**SHORT EXERCISE**: Scan the material below for the string "size", and copy every line where it shows up.

**DATA EXTRACT**:

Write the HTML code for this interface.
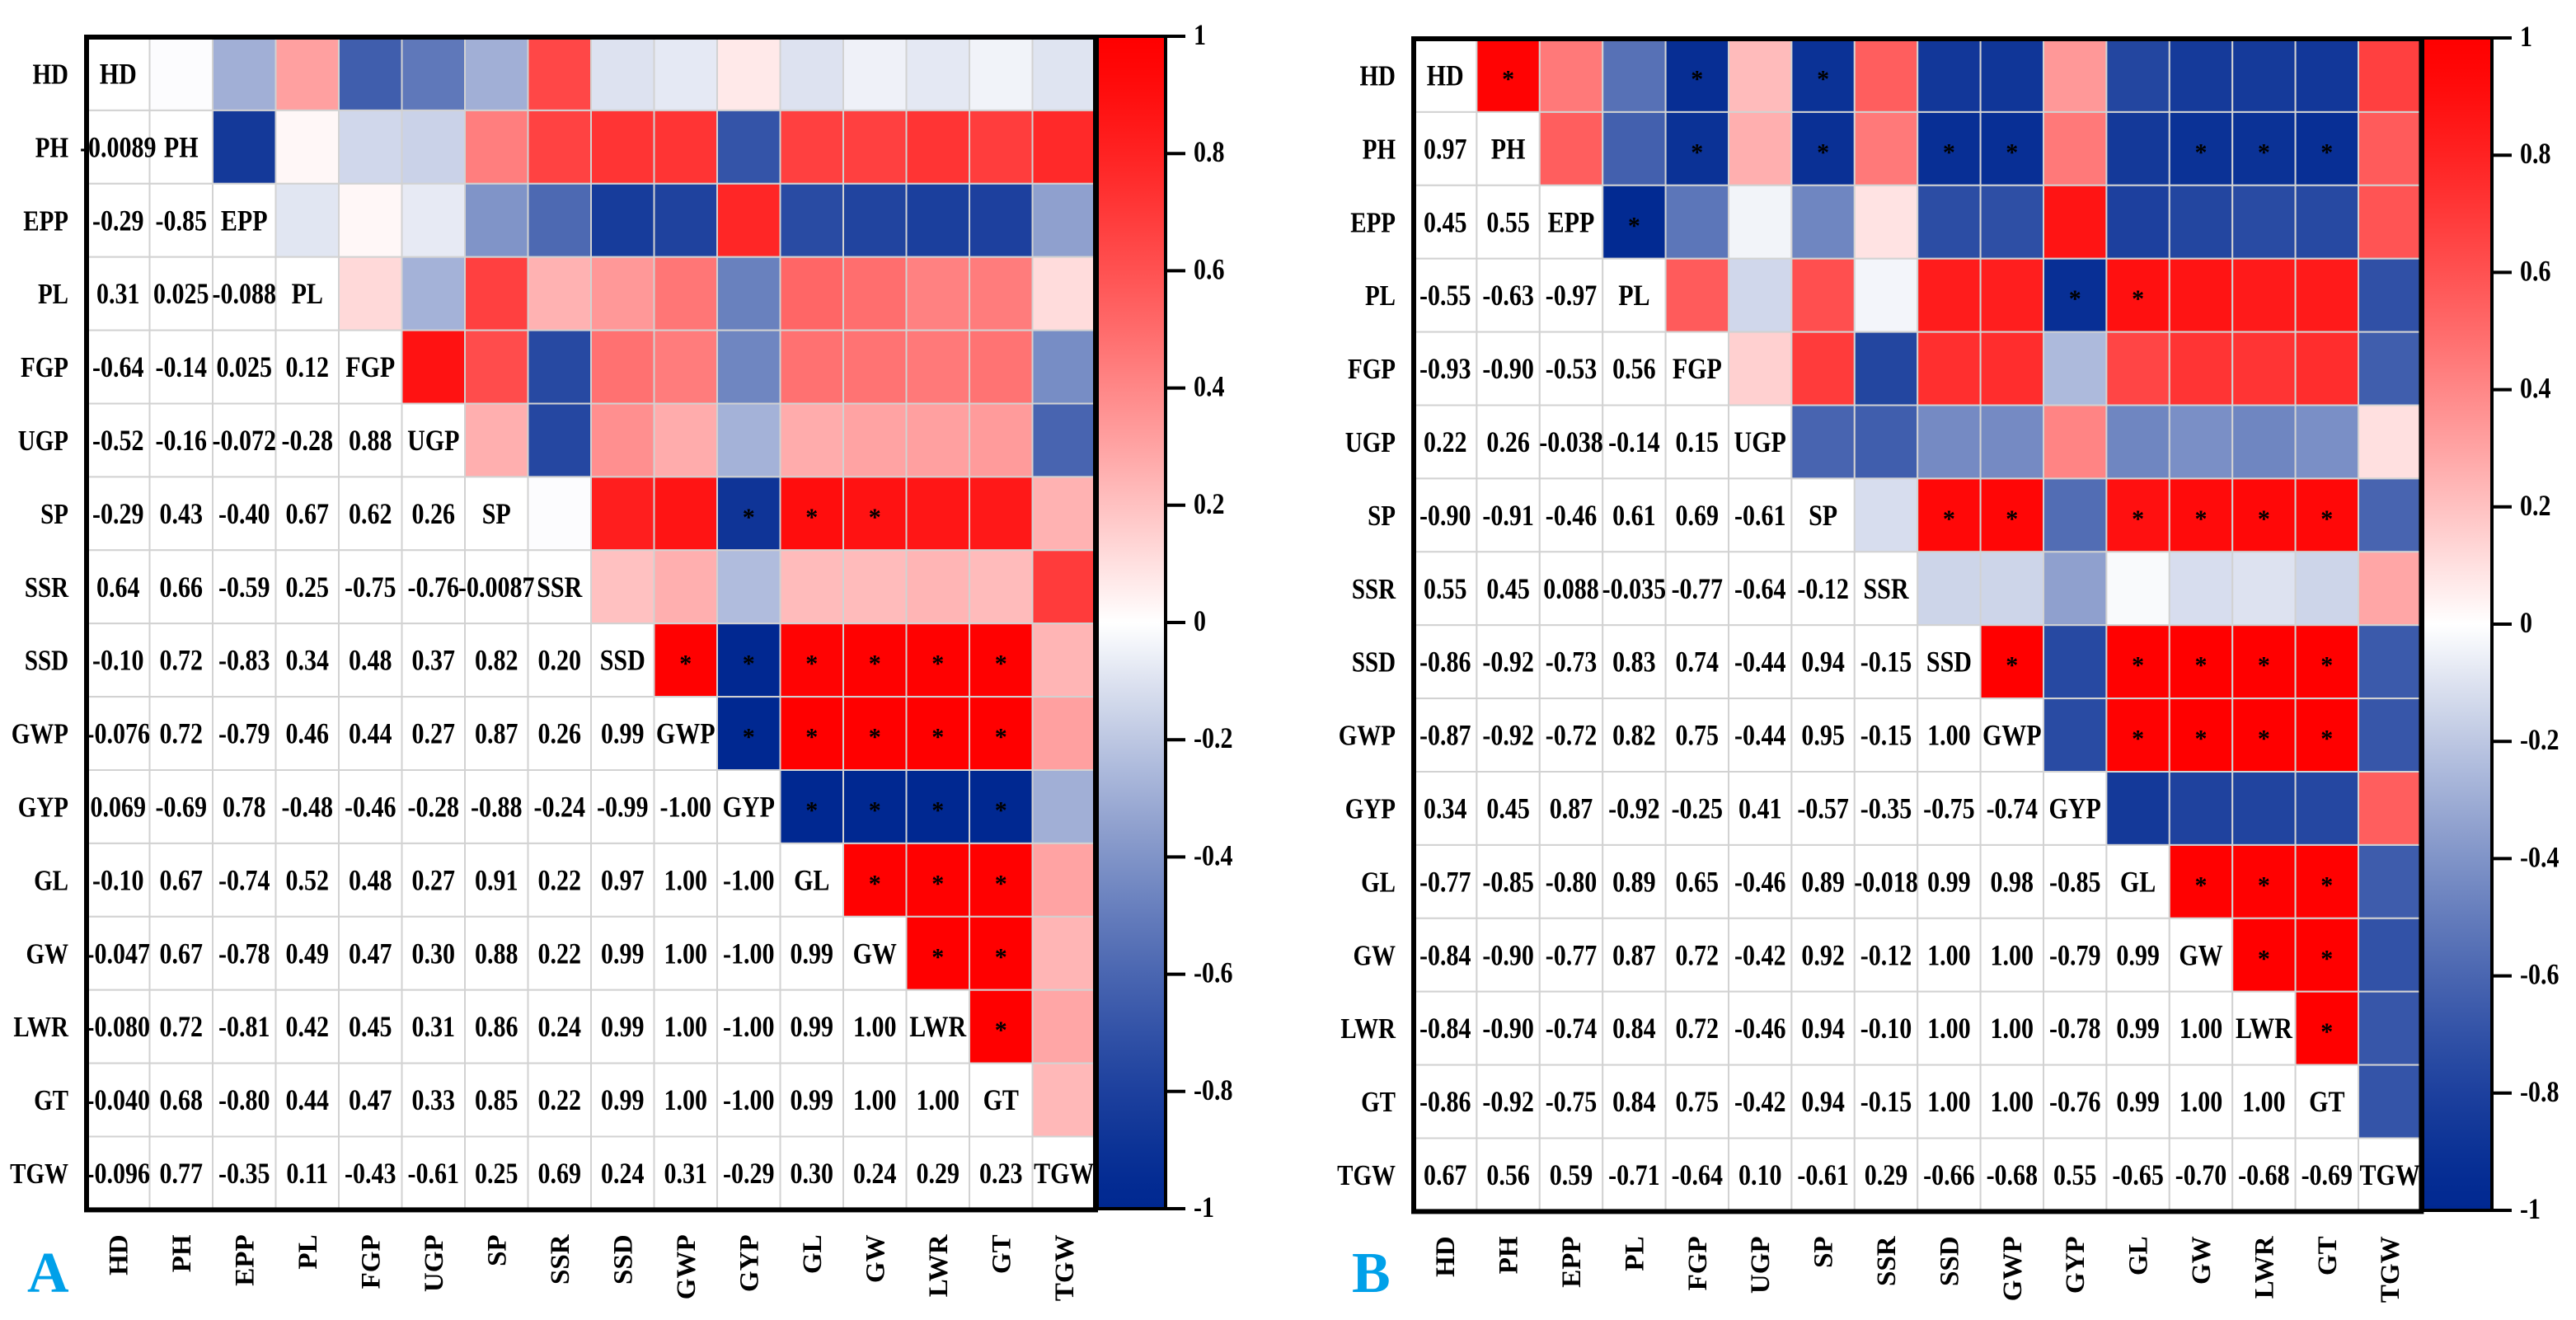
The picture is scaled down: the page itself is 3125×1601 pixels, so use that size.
<!DOCTYPE html>
<html><head><meta charset="utf-8"><style>
html,body{margin:0;padding:0;background:#fff;}
svg{display:block;font-family:"Liberation Serif",serif;font-weight:bold;}
</style></head><body>
<svg id="chart" width="3125" height="1601" viewBox="0 0 3125 1601" xmlns="http://www.w3.org/2000/svg">
<defs>
<linearGradient id="cbgrad" x1="0" y1="0" x2="0" y2="1"></linearGradient>
</defs>
<rect width="3125" height="1601" fill="#fff"/>
</svg>
<script>
const vars = ["HD","PH","EPP","PL","FGP","UGP","SP","SSR","SSD","GWP","GYP","GL","GW","LWR","GT","TGW"];
const valsA = [
[],
[-0.0089],
[-0.29,-0.85],
[0.31,0.025,-0.088],
[-0.64,-0.14,0.025,0.12],
[-0.52,-0.16,-0.072,-0.28,0.88],
[-0.29,0.43,-0.40,0.67,0.62,0.26],
[0.64,0.66,-0.59,0.25,-0.75,-0.76,-0.0087],
[-0.10,0.72,-0.83,0.34,0.48,0.37,0.82,0.20],
[-0.076,0.72,-0.79,0.46,0.44,0.27,0.87,0.26,0.99],
[0.069,-0.69,0.78,-0.48,-0.46,-0.28,-0.88,-0.24,-0.99,-1.00],
[-0.10,0.67,-0.74,0.52,0.48,0.27,0.91,0.22,0.97,1.00,-1.00],
[-0.047,0.67,-0.78,0.49,0.47,0.30,0.88,0.22,0.99,1.00,-1.00,0.99],
[-0.080,0.72,-0.81,0.42,0.45,0.31,0.86,0.24,0.99,1.00,-1.00,0.99,1.00],
[-0.040,0.68,-0.80,0.44,0.47,0.33,0.85,0.22,0.99,1.00,-1.00,0.99,1.00,1.00],
[-0.096,0.77,-0.35,0.11,-0.43,-0.61,0.25,0.69,0.24,0.31,-0.29,0.30,0.24,0.29,0.23]
];
const labelsA = [
[],["-0.0089"],["-0.29","-0.85"],["0.31","0.025","-0.088"],["-0.64","-0.14","0.025","0.12"],
["-0.52","-0.16","-0.072","-0.28","0.88"],["-0.29","0.43","-0.40","0.67","0.62","0.26"],
["0.64","0.66","-0.59","0.25","-0.75","-0.76","-0.0087"],
["-0.10","0.72","-0.83","0.34","0.48","0.37","0.82","0.20"],
["-0.076","0.72","-0.79","0.46","0.44","0.27","0.87","0.26","0.99"],
["0.069","-0.69","0.78","-0.48","-0.46","-0.28","-0.88","-0.24","-0.99","-1.00"],
["-0.10","0.67","-0.74","0.52","0.48","0.27","0.91","0.22","0.97","1.00","-1.00"],
["-0.047","0.67","-0.78","0.49","0.47","0.30","0.88","0.22","0.99","1.00","-1.00","0.99"],
["-0.080","0.72","-0.81","0.42","0.45","0.31","0.86","0.24","0.99","1.00","-1.00","0.99","1.00"],
["-0.040","0.68","-0.80","0.44","0.47","0.33","0.85","0.22","0.99","1.00","-1.00","0.99","1.00","1.00"],
["-0.096","0.77","-0.35","0.11","-0.43","-0.61","0.25","0.69","0.24","0.31","-0.29","0.30","0.24","0.29","0.23"]
];
const valsB = [
[],
[0.97],
[0.45,0.55],
[-0.55,-0.63,-0.97],
[-0.93,-0.90,-0.53,0.56],
[0.22,0.26,-0.038,-0.14,0.15],
[-0.90,-0.91,-0.46,0.61,0.69,-0.61],
[0.55,0.45,0.088,-0.035,-0.77,-0.64,-0.12],
[-0.86,-0.92,-0.73,0.83,0.74,-0.44,0.94,-0.15],
[-0.87,-0.92,-0.72,0.82,0.75,-0.44,0.95,-0.15,1.00],
[0.34,0.45,0.87,-0.92,-0.25,0.41,-0.57,-0.35,-0.75,-0.74],
[-0.77,-0.85,-0.80,0.89,0.65,-0.46,0.89,-0.018,0.99,0.98,-0.85],
[-0.84,-0.90,-0.77,0.87,0.72,-0.42,0.92,-0.12,1.00,1.00,-0.79,0.99],
[-0.84,-0.90,-0.74,0.84,0.72,-0.46,0.94,-0.10,1.00,1.00,-0.78,0.99,1.00],
[-0.86,-0.92,-0.75,0.84,0.75,-0.42,0.94,-0.15,1.00,1.00,-0.76,0.99,1.00,1.00],
[0.67,0.56,0.59,-0.71,-0.64,0.10,-0.61,0.29,-0.66,-0.68,0.55,-0.65,-0.70,-0.68,-0.69]
];
const labelsB = [
[],["0.97"],["0.45","0.55"],["-0.55","-0.63","-0.97"],["-0.93","-0.90","-0.53","0.56"],
["0.22","0.26","-0.038","-0.14","0.15"],["-0.90","-0.91","-0.46","0.61","0.69","-0.61"],
["0.55","0.45","0.088","-0.035","-0.77","-0.64","-0.12"],
["-0.86","-0.92","-0.73","0.83","0.74","-0.44","0.94","-0.15"],
["-0.87","-0.92","-0.72","0.82","0.75","-0.44","0.95","-0.15","1.00"],
["0.34","0.45","0.87","-0.92","-0.25","0.41","-0.57","-0.35","-0.75","-0.74"],
["-0.77","-0.85","-0.80","0.89","0.65","-0.46","0.89","-0.018","0.99","0.98","-0.85"],
["-0.84","-0.90","-0.77","0.87","0.72","-0.42","0.92","-0.12","1.00","1.00","-0.79","0.99"],
["-0.84","-0.90","-0.74","0.84","0.72","-0.46","0.94","-0.10","1.00","1.00","-0.78","0.99","1.00"],
["-0.86","-0.92","-0.75","0.84","0.75","-0.42","0.94","-0.15","1.00","1.00","-0.76","0.99","1.00","1.00"],
["0.67","0.56","0.59","-0.71","-0.64","0.10","-0.61","0.29","-0.66","-0.68","0.55","-0.65","-0.70","-0.68","-0.69"]
];
const starsA = [[6,10],[6,11],[6,12],[8,9],[8,10],[8,11],[8,12],[8,13],[8,14],[9,10],[9,11],[9,12],[9,13],[9,14],[10,11],[10,12],[10,13],[10,14],[11,12],[11,13],[11,14],[12,13],[12,14],[13,14]];
const starsB = [[0,1],[0,4],[0,6],[1,4],[1,6],[1,8],[1,9],[1,12],[1,13],[1,14],[2,3],[3,10],[3,11],[6,8],[6,9],[6,11],[6,12],[6,13],[6,14],[8,9],[8,11],[8,12],[8,13],[8,14],[9,11],[9,12],[9,13],[9,14],[11,12],[11,13],[11,14],[12,13],[12,14],[13,14]];
const cbTicks = [1,0.8,0.6,0.4,0.2,0,-0.2,-0.4,-0.6,-0.8,-1];
const cbTickLabels = ["1","0.8","0.6","0.4","0.2","0","-0.2","-0.4","-0.6","-0.8","-1"];

const NS = "http://www.w3.org/2000/svg";
const svg = document.getElementById("chart");
function mk(tag, attrs, parent){ const e=document.createElementNS(NS,tag); for(const k in attrs) e.setAttribute(k,attrs[k]); (parent||svg).appendChild(e); return e; }
function color(v){
  const a = Math.min(1,Math.abs(v));
  if (v>=0){ const t=Math.pow(1-a,1.25); const g=Math.round(255*t); return `rgb(255,${g},${g})`; }
  const t=Math.pow(1-a,1.35);
  const r=Math.round(255*t), g=Math.round(40+215*t), b=Math.round(145+110*t);
  return `rgb(${r},${g},${b})`;
}
const grad = document.getElementById("cbgrad");
for(let k=0;k<=40;k++){
  const v = 1 - k/20;
  mk("stop",{offset:k/40,"stop-color":color(v)},grad);
}
function getVal(vals,i,j){ return i>j ? vals[i][j] : vals[j][i]; }

function panel(p){
  const g = mk("g",{});
  
  
  const n = vars.length;
  const xS = j => p.x0 + j*p.cw;
  const yS = i => p.y0 + i*p.rh;
  const isStar = (i,j) => p.stars.some(s=>s[0]===i&&s[1]===j);
  for(let i=0;i<n;i++){
    for(let j=0;j<n;j++){
      let fill="#fff";
      if(j>i) fill=color(getVal(p.vals,i,j));
      const r = mk("rect",{x:xS(j),y:yS(i),width:p.cw,height:p.rh,fill:fill,stroke:"#d2d2d2","stroke-width":2},g);
      
      
    }
  }
  for(let i=0;i<n;i++){
    for(let j=0;j<n;j++){
      const cx = xS(j)+p.cw/2, cy = yS(i)+p.rh/2;
      let txt=null;
      if(i===j) txt=vars[i];
      else if(i>j) txt=p.labels[i][j];
      if(txt!==null){
        const t = mk("text",{"text-anchor":"middle","font-size":30,fill:"#000",transform:`translate(${cx},${cy+12}) scale(1,1.2)`},g);
        t.textContent=txt;
        
        
      }
      if(j>i && isStar(i,j)){
        const s = mk("text",{x:cx,y:cy+14,"text-anchor":"middle","font-size":30,fill:"#000"},g);
        s.textContent="*";
        
        
      }
    }
    const rl = mk("text",{"text-anchor":"end","font-size":29,transform:`translate(${p.x0-22},${yS(i)+p.rh/2+12}) scale(1,1.2)`},g);
    rl.textContent=vars[i];
    
    
    const cl = mk("text",{"text-anchor":"end","font-size":33,transform:`translate(${xS(i)+p.cw/2+11},${p.y0+n*p.rh+30}) rotate(-90)`},g);
    cl.textContent=vars[i];
    
    
  }
  const b = mk("rect",{x:p.x0,y:p.y0,width:n*p.cw,height:n*p.rh,fill:"none",stroke:"#000","stroke-width":6},g);
  
  
  const cb = mk("rect",{x:p.cbx,y:p.cbTop,width:p.cbw,height:p.cbBot-p.cbTop,fill:"url(#cbgrad)",stroke:"#000","stroke-width":4},g);
  
  
  const cy = v => p.cbTop + (1-v)/2*(p.cbBot-p.cbTop);
  cbTicks.forEach((v,k)=>{
    const l = mk("line",{x1:p.cbx+p.cbw,x2:p.cbx+p.cbw+24,y1:cy(v),y2:cy(v),stroke:"#000","stroke-width":4},g);
    
    
    const t = mk("text",{"font-size":30,transform:`translate(${p.cbx+p.cbw+34},${cy(v)+10}) scale(1,1.2)`},g);
    t.textContent=cbTickLabels[k];
    
    
  });
  const pl = mk("text",{x:p.lx,y:1567,"font-size":70,fill:"#00a0e9"},g);
  pl.textContent=p.letter;
  
  
}
panel({name:"panel-a",x0:105,y0:45,cw:76.5,rh:88.9,vals:valsA,labels:labelsA,stars:starsA,cbx:1331,cbw:83,cbTop:44,cbBot:1466,lx:33,letter:"A"});
panel({name:"panel-b",x0:1715,y0:47,cw:76.4,rh:88.9,vals:valsB,labels:labelsB,stars:starsB,cbx:2939,cbw:84,cbTop:46,cbBot:1468,lx:1640,letter:"B"});
</script>
</body></html>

**THE OUTPUT**:
The picture is scaled down: the page itself is 3125×1601 pixels, so use that size.
        const t = mk("text",{"text-anchor":"middle","font-size":30,fill:"#000",transform:`translate(${cx},${cy+12}) scale(1,1.2)`},g);
        const s = mk("text",{x:cx,y:cy+14,"text-anchor":"middle","font-size":30,fill:"#000"},g);
    const rl = mk("text",{"text-anchor":"end","font-size":29,transform:`translate(${p.x0-22},${yS(i)+p.rh/2+12}) scale(1,1.2)`},g);
    const cl = mk("text",{"text-anchor":"end","font-size":33,transform:`translate(${xS(i)+p.cw/2+11},${p.y0+n*p.rh+30}) rotate(-90)`},g);
    const t = mk("text",{"font-size":30,transform:`translate(${p.cbx+p.cbw+34},${cy(v)+10}) scale(1,1.2)`},g);
  const pl = mk("text",{x:p.lx,y:1567,"font-size":70,fill:"#00a0e9"},g);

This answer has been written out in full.